Hey Keith, Roddy Boyd here. This is great stuff but then all your stuff is great. I'm sorry I'm just getting to read it all now.

Perhaps, as a reporter, albeit one nowhere near as talented as Ms. Nobles, I can be of some help here. Are Ms. Nobles' sentiments a bit archly expressed? Yes. But her conduct is assuredly rational once a few nuances are understood.

The first is that notwithstanding the tradition of generally close governmental and economic cooperation between the U.S. and Canada -- albeit one that in recent years developed into name-calling matches between the countries leaders -- there are some stark

cultural differences, none more so than the role investigative reporting (as a proxy for unfettered free speech) plays in civil society.

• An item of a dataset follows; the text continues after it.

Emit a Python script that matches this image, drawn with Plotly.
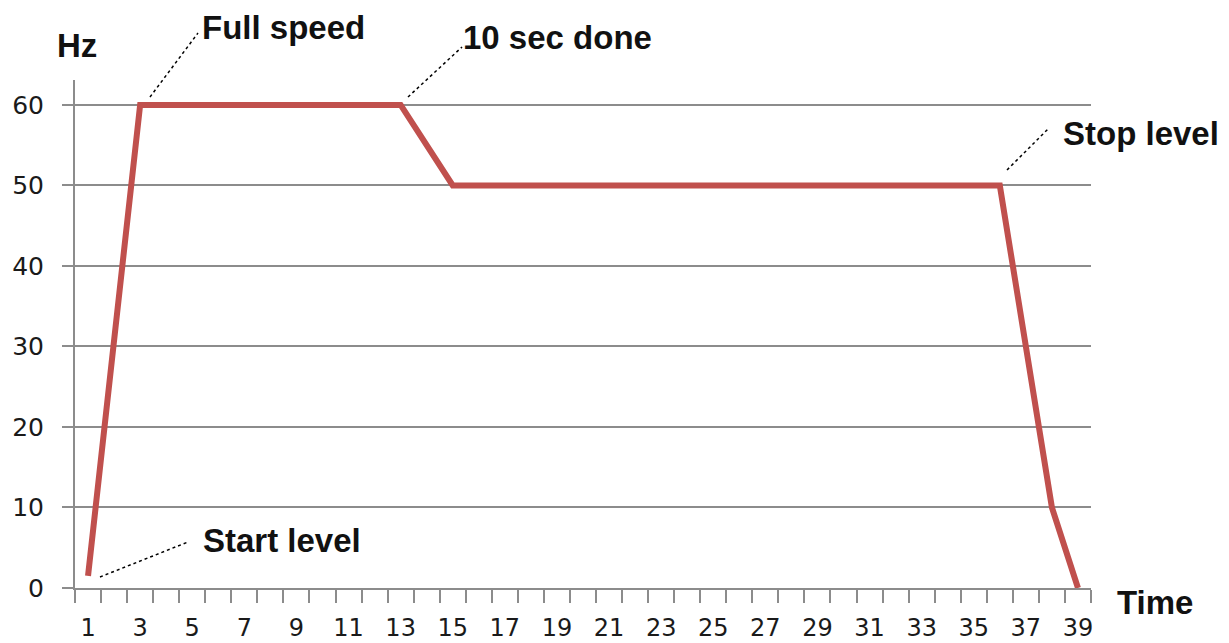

I would sum up Canada's press protection laws as designed to "protect the people from the press," whereas in the U.S., despite a general partisan fracture over nearly all else, there is widespread consensus that the role of journalism is vital and accordingly, that the legal and executive branches have almost no basis to curtail those rights.

With that in mind, Edper put Ms. Noble and G&M's Report on Business through hell back in the day: with lots of legal demand letters, hostile meetings with lawyers, brutal pre-publication reviews, and constant political and cultural pressure brought to bear on the paper's leadership. Of course in the U.S. this happens too, but the reporter can be confident that none of this can restrict the right to publish. That's NOT the case in Canada.

And given Edper's secrecy and then socio-cultural prominence in Ontario, much of her reporting relied on cultivated source networks that she had promised to protect. But if Edper had sued her under Canada's notorious libel laws, she would have been subject to a brutal multi-year trial where her entire reporting methodology would have been fair game. For an investigative reporter in Canada, that is difficult to come back from.

There is also the question of Ms. Noble not knowing you or your intentions. I'm pretty sure numbers of U.S.-based short-sellers have reached out to her over the years to "pick her brain" on Brookfield's origins. But Canadian law looks at short-selling the same as investigative reporting, i.e. while legally permitted, it is more culturally suitable for the no holds barred U.S. system. So if she would engage with shorts or other research analysts, her risk would be binary: They would get prospective profits while enjoying U.S. First Amendment legal protections, she would get a multi-year court date.

While I can't speak for Ms. Noble, it is doubtful she missed the legal threat Brookfield's lawyers sent me in my 2013 article. I am confident she concluded that Flatt, Cockwell et al haven't changed a single stripe in nearly 30 years and that the risk-reward of writing about these guys was still miserably skewed towards "risk."

Hope that helps. I look forward to more of your excellent work.